Cullen’s teaching methods earned him such distinction that thousands of pupils came from all over the world to attend his lectures. The idea of modern lectures was not invented by Cullen but he popularised his technique, particularly by giving lectures “on the spot” at Edinburgh Royal Infirmary.

Two pupils and associates of Cullen were to make their family noted in medical history while being examples of the many Scottish medical people who made their name in London.

William Hunter (1718-83) from East Kilbride moved to London in the 1740s and was soon recognised as the top surgeon of his day for his expertise in anatomy and obstetrics. From 1770, he used his wealth to accumulate many items and pieces of art which were bequeathed to Glasgow University to form Scotland’s oldest public museum, the Hunterian.

According to Charles Thomson, William’s brother John Hunter (1728-93) “reached even a greater degree of eminence in his profession. At the age of 20 he joined his brother in London. With much less talent as a lecturer, John gradually outdistanced his brother as an anatomist and the study of comparative anatomy engrossed much of his attention.
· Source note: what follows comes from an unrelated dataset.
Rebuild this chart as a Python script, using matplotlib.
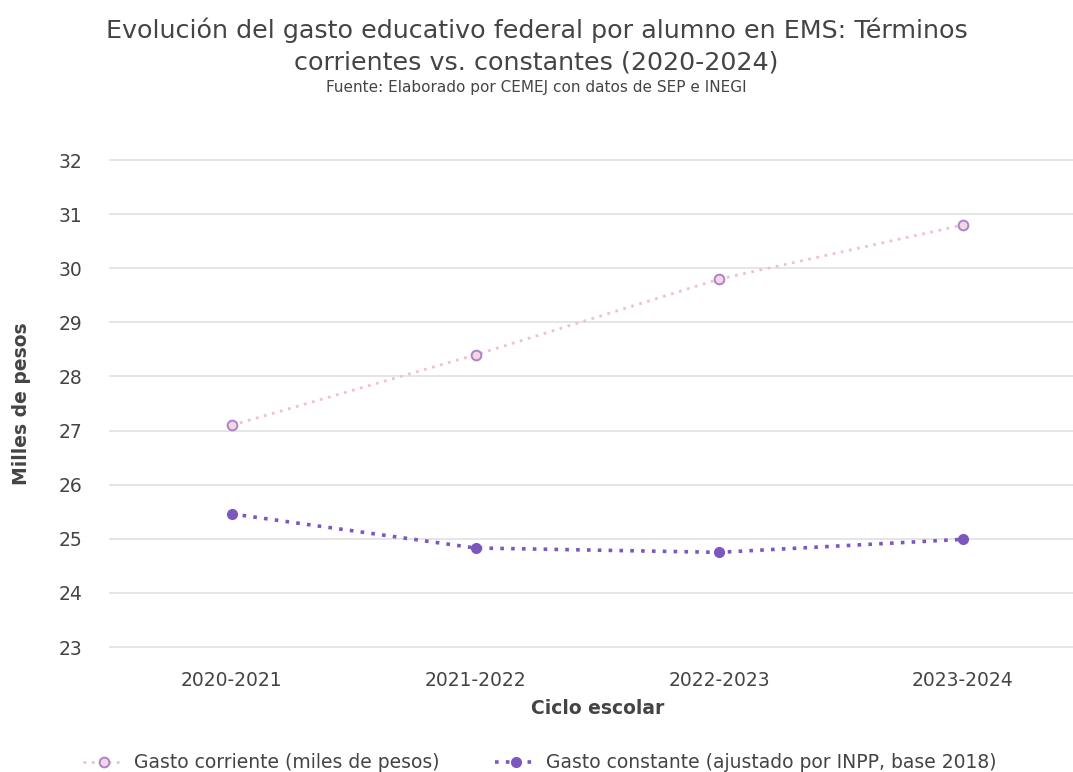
import matplotlib.pyplot as plt

plt.rcParams['font.family'] = ['DejaVu Sans']

ciclos = ['2020-2021', '2021-2022', '2022-2023', '2023-2024']
gasto_corriente = [27.1, 28.4, 29.8, 30.8]
gasto_constante = [25.46, 24.83, 24.75, 24.99]
y_ticks = [23, 24, 25, 26, 27, 28, 29, 30, 31, 32]

txt = '#444444'

fig = plt.figure(figsize=(10.73, 7.72), dpi=100)
ax = fig.add_axes([0.1025, 0.1619, 0.9085, 0.6308])

x = list(range(len(ciclos)))
ax.plot(x, gasto_corriente, linestyle=(0, (1, 2)), color='#f2bfd0', linewidth=2.0,
        marker='o', markersize=7, markerfacecolor='#f6d6e2', markeredgecolor='#a784cc',
        markeredgewidth=1.4, label='Gasto corriente (miles de pesos)', clip_on=False, zorder=3)
ax.plot(x, gasto_constante, linestyle=(0, (1, 2)), color='#7d56c0', linewidth=2.6,
        marker='o', markersize=7, markerfacecolor='#7d56c0', markeredgecolor='#7d56c0',
        label='Gasto constante (ajustado por INPP, base 2018)', clip_on=False, zorder=3)

ax.set_xlim(-0.5, 3.5)
ax.set_ylim(23, 32)
ax.set_yticks(y_ticks)
ax.set_xticks(x)
ax.set_xticklabels(ciclos)
ax.grid(axis='y', color='#e3e3e3', linewidth=1.3)
for gl in ax.get_ygridlines():
    gl.set_clip_on(False)
ax.set_axisbelow(True)
for s in ax.spines.values():
    s.set_visible(False)
ax.tick_params(axis='both', length=0, labelsize=13.5, labelcolor=txt)
ax.tick_params(axis='y', pad=20)
ax.tick_params(axis='x', pad=17)

ax.set_xlabel('Ciclo escolar', fontsize=13.5, color=txt, fontweight='semibold', labelpad=7)
ax.set_ylabel('Milles de pesos', fontsize=13.5, color=txt, fontweight='semibold', labelpad=20)

fig.text(0.5, 0.961, 'Evolución del gasto educativo federal por alumno en EMS: Términos',
         ha='center', va='center', fontsize=18.3, color=txt)
fig.text(0.5, 0.919, 'corrientes vs. constantes (2020-2024)',
         ha='center', va='center', fontsize=18.3, color=txt)
fig.text(0.5, 0.887, 'Fuente: Elaborado por CEMEJ con datos de SEP e INEGI',
         ha='center', va='center', fontsize=11, color=txt)

fig.legend(loc='center', bbox_to_anchor=(0.503, 0.012), ncol=2, frameon=False,
           fontsize=13.5, labelcolor=txt, columnspacing=3, handlelength=2.2,
           handletextpad=0.5)

fig.savefig('out.png', dpi=100)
“In 1776 he was appointed surgeon-extraordinary to the king, and in 1789 inspector-general of hospitals, and surgeon-general of the army. He took a prominent part in founding the London Veterinary College.

“He is now generally recognised as an original investigator of much talent, and Sir Richard Owen, the zoologist, said of his work in comparative anatomy, ‘It appears to me that he marks a new epoch’.” He, too, founded a Hunterian Museum which is in the care of the Royal College of Surgeons in London.

All these great figures flourished in the 18th century and if anything the 19th century would produce many more Scots distinguished in medical science.